## start Task data
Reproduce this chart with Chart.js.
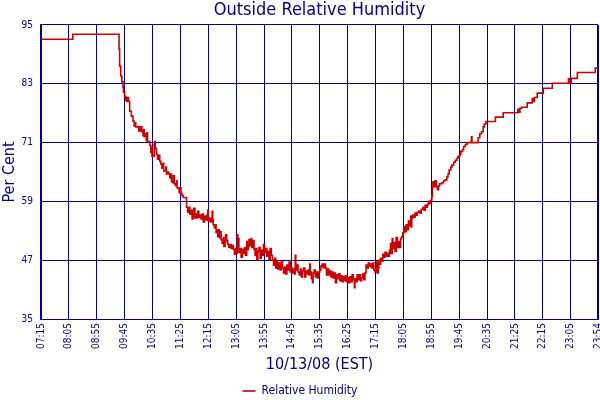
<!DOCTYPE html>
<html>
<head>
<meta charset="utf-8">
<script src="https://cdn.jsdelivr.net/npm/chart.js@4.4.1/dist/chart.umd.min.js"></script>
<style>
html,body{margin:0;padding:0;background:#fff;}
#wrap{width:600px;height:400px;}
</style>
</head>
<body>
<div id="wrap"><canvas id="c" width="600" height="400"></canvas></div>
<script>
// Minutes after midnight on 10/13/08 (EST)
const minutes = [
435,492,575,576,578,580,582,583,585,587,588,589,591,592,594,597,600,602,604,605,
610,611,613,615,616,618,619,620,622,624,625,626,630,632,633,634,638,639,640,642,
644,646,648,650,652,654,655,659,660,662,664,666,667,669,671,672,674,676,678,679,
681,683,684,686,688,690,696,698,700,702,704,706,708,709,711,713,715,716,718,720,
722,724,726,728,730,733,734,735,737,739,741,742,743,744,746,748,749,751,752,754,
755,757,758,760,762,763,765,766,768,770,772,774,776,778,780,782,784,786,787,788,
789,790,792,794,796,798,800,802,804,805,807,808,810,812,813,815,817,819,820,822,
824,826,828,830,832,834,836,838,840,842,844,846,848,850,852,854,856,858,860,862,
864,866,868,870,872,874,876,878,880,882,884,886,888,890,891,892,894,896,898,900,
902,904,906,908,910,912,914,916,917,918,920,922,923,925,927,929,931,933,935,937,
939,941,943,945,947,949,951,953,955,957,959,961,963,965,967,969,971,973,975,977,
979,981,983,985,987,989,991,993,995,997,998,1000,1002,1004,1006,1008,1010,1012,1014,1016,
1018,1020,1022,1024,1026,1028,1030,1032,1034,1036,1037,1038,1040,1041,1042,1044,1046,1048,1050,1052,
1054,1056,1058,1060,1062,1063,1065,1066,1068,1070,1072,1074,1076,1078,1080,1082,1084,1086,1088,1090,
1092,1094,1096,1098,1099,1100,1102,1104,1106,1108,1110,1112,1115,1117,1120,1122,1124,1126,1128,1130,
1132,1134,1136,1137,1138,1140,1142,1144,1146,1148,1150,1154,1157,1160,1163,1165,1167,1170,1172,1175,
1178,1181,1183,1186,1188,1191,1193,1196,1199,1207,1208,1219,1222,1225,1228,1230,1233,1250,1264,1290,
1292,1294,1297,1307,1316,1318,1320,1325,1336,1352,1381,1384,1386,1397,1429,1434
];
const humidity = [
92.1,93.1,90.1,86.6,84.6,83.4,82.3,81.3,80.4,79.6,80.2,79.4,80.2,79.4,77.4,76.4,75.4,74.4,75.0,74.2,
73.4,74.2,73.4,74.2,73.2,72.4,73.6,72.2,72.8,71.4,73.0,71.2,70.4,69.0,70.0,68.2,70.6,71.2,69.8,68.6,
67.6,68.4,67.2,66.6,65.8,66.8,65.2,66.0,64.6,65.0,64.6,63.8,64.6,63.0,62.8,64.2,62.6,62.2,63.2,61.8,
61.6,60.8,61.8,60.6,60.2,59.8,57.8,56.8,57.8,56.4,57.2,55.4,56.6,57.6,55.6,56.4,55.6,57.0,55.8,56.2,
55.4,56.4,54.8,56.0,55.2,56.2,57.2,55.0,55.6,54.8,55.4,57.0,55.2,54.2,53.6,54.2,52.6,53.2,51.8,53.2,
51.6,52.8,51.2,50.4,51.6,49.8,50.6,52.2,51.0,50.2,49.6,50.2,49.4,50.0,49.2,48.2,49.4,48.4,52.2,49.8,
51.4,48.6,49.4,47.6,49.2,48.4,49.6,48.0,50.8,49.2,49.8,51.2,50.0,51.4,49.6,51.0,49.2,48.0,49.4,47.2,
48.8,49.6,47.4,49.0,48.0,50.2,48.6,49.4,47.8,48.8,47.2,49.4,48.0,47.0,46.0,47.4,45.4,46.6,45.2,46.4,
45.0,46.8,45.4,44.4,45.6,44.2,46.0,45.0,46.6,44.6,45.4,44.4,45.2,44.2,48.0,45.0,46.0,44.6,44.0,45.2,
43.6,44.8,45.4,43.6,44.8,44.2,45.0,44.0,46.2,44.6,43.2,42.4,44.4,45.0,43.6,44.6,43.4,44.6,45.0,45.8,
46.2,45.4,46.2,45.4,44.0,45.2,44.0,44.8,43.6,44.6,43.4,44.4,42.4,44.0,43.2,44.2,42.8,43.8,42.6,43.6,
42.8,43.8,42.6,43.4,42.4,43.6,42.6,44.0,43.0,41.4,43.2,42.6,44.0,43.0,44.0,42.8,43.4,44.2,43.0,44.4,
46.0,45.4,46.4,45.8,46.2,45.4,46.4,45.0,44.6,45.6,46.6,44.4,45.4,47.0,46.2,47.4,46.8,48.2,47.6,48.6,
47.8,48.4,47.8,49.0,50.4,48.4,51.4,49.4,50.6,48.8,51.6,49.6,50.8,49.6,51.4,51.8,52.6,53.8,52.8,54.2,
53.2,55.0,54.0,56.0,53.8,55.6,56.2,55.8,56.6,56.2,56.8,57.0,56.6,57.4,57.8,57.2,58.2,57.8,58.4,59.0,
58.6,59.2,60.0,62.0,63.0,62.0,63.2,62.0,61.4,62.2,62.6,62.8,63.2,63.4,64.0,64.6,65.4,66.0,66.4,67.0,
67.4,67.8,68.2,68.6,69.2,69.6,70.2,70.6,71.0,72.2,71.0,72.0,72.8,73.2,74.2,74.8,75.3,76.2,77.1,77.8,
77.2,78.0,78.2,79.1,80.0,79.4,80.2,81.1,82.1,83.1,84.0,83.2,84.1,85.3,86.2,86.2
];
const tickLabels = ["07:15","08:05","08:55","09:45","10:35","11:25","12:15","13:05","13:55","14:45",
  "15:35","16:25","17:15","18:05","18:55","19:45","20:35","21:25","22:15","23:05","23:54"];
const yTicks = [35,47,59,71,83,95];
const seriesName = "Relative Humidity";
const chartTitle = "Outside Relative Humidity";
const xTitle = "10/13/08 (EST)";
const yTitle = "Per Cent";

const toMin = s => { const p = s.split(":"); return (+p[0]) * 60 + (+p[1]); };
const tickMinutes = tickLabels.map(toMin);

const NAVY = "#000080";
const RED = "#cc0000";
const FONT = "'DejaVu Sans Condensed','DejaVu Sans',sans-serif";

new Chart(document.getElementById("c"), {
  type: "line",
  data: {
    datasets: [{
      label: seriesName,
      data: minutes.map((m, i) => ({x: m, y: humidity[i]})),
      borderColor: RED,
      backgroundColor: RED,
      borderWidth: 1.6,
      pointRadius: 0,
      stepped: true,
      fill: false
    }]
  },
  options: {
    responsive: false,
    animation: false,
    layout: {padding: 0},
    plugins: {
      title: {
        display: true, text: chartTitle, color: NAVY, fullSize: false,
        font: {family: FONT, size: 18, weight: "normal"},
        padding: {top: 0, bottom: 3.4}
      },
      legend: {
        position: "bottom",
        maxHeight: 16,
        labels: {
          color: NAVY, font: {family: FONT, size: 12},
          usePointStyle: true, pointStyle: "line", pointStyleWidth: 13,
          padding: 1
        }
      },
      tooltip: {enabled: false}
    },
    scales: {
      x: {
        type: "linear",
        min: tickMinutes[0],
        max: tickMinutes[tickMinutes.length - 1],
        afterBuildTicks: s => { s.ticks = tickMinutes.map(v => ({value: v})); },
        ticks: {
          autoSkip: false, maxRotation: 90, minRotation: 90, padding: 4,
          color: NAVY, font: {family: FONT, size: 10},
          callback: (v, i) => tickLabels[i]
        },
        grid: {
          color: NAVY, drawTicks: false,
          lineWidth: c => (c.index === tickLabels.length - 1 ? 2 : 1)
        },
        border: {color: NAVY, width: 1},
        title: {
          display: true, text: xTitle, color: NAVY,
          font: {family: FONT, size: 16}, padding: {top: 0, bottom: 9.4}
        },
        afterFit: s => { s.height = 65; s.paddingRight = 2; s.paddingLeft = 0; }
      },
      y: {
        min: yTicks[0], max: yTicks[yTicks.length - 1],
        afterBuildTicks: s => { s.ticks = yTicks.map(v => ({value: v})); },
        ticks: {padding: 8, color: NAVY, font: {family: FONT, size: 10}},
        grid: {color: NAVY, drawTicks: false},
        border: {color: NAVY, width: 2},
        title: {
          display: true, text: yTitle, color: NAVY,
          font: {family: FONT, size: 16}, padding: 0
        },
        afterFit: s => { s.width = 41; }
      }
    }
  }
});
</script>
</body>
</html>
## end Task data
## start Task data
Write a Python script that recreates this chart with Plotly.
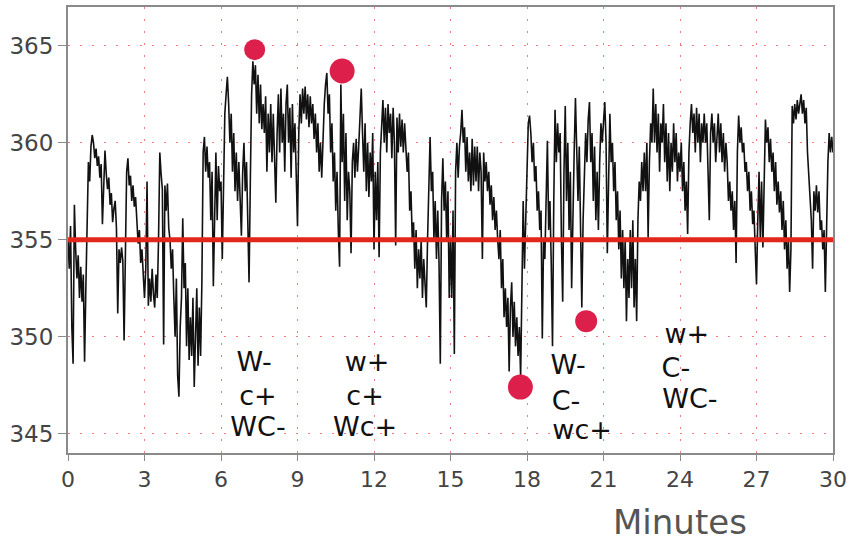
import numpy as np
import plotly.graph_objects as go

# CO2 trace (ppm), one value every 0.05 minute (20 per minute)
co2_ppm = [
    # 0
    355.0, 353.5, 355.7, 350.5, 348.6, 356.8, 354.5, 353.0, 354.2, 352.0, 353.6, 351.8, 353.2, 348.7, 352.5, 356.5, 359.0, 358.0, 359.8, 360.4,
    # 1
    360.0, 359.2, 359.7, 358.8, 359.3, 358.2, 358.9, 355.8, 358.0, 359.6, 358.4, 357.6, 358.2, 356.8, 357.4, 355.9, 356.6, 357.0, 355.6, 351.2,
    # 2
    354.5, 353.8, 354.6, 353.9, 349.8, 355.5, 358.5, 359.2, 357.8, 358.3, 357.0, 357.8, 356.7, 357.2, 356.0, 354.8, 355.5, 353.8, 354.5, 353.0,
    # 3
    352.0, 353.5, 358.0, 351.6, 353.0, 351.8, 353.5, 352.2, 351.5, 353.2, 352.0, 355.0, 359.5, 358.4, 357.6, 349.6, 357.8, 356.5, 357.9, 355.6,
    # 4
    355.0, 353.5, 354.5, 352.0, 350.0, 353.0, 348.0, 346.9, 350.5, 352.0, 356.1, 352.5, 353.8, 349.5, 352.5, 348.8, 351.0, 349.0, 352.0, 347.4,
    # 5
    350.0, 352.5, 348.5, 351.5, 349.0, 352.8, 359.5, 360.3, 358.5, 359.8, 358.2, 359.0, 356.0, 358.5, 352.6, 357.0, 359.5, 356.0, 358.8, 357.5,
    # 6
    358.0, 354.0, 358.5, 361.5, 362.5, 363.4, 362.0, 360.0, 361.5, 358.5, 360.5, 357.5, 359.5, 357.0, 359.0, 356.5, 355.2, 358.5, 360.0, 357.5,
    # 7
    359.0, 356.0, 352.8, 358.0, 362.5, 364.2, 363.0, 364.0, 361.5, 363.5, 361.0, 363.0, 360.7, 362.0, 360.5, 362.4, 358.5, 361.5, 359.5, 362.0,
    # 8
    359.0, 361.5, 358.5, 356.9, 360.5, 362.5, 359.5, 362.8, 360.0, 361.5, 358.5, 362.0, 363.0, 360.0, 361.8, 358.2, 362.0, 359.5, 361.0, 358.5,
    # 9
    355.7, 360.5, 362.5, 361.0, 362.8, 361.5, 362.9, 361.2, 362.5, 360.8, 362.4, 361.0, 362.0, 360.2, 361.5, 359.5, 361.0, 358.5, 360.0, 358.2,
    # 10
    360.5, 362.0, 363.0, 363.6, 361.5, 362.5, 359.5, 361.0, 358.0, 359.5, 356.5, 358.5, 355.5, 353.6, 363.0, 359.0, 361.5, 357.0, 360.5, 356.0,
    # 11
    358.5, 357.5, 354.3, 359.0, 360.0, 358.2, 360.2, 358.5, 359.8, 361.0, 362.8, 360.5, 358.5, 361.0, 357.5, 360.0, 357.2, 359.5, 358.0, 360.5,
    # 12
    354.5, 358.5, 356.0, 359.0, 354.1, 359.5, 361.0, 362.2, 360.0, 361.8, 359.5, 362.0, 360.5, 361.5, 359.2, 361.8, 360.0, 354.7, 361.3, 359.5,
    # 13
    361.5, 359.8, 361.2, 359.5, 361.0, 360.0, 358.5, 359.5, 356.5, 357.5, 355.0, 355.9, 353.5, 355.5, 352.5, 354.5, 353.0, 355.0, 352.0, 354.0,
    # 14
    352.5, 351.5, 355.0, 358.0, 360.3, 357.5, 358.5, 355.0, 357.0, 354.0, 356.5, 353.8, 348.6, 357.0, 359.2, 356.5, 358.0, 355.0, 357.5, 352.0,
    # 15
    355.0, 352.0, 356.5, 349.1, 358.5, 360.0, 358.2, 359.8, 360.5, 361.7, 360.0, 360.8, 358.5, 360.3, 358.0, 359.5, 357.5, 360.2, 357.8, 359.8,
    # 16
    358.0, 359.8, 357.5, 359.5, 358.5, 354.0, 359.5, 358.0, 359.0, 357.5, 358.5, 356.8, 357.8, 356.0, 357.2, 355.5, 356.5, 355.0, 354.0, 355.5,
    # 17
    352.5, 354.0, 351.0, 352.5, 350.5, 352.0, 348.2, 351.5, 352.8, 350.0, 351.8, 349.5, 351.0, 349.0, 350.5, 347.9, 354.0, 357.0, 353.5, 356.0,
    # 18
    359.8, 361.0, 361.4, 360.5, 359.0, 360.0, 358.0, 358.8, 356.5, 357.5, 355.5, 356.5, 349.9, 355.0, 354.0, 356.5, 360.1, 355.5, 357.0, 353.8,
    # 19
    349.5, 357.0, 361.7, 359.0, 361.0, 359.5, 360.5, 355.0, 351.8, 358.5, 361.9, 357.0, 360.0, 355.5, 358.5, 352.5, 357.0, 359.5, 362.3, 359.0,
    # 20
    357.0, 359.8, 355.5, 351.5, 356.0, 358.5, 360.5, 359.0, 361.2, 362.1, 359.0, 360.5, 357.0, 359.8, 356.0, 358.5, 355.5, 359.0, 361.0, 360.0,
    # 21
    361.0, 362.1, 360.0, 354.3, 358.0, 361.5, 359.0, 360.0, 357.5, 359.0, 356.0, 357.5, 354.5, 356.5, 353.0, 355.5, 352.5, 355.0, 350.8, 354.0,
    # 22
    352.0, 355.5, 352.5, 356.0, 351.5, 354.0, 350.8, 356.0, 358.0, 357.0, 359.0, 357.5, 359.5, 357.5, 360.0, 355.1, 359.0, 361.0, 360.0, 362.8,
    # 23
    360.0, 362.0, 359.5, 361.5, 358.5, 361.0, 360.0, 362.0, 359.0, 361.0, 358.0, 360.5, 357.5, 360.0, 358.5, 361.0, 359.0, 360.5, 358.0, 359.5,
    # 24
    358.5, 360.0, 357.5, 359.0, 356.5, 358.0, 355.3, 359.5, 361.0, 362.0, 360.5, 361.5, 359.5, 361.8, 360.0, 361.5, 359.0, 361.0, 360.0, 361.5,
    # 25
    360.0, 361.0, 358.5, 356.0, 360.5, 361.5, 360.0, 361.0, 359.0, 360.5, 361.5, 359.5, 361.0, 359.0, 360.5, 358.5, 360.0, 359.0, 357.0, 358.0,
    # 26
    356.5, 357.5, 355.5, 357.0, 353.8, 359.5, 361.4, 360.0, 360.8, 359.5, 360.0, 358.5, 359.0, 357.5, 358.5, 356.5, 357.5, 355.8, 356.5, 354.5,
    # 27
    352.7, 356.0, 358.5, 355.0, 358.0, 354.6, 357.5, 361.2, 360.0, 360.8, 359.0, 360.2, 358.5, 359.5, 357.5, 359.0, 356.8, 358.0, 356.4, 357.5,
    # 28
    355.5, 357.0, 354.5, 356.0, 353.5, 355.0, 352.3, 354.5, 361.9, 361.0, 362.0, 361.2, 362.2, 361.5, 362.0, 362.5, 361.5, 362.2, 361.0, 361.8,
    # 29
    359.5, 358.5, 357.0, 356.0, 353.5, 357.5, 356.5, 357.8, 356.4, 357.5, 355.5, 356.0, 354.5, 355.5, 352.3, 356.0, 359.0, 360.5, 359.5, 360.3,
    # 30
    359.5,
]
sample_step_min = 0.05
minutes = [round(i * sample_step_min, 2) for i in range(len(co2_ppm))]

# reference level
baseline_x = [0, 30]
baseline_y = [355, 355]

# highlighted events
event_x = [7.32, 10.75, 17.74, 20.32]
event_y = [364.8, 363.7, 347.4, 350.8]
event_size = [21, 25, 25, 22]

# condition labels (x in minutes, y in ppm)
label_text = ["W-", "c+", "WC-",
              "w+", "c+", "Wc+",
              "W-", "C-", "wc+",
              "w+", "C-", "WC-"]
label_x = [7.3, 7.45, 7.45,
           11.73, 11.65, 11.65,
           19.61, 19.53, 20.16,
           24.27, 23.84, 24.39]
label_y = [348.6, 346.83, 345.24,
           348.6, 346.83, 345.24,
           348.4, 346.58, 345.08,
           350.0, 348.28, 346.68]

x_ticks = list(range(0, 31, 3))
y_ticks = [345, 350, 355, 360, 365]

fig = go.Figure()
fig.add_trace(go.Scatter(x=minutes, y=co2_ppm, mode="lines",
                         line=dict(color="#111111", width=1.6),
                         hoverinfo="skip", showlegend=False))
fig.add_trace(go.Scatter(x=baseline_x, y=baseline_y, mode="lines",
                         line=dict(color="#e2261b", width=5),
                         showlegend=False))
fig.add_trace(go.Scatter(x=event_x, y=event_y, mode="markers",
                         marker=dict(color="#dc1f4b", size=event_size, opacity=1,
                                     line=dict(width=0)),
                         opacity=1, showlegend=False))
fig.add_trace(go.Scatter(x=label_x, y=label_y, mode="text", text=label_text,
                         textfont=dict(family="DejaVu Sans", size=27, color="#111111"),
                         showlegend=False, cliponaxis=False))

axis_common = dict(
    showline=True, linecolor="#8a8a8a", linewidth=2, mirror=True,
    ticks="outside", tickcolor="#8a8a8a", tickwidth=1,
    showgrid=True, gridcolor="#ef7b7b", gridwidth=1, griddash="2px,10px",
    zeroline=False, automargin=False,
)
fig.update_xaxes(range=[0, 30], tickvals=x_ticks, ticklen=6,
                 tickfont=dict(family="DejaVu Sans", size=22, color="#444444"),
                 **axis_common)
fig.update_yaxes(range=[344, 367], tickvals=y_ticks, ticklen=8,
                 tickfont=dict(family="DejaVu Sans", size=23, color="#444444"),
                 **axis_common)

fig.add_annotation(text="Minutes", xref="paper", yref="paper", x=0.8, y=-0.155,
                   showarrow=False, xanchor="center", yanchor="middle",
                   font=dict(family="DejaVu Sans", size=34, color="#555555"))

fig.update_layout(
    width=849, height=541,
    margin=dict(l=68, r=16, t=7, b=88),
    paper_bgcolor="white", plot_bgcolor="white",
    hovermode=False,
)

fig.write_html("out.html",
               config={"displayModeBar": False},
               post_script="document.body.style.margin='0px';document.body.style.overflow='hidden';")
## end Task data
## Aim of the exercise
Count the lines of the material that include the word "with", then report only the total.

## Response to this task
2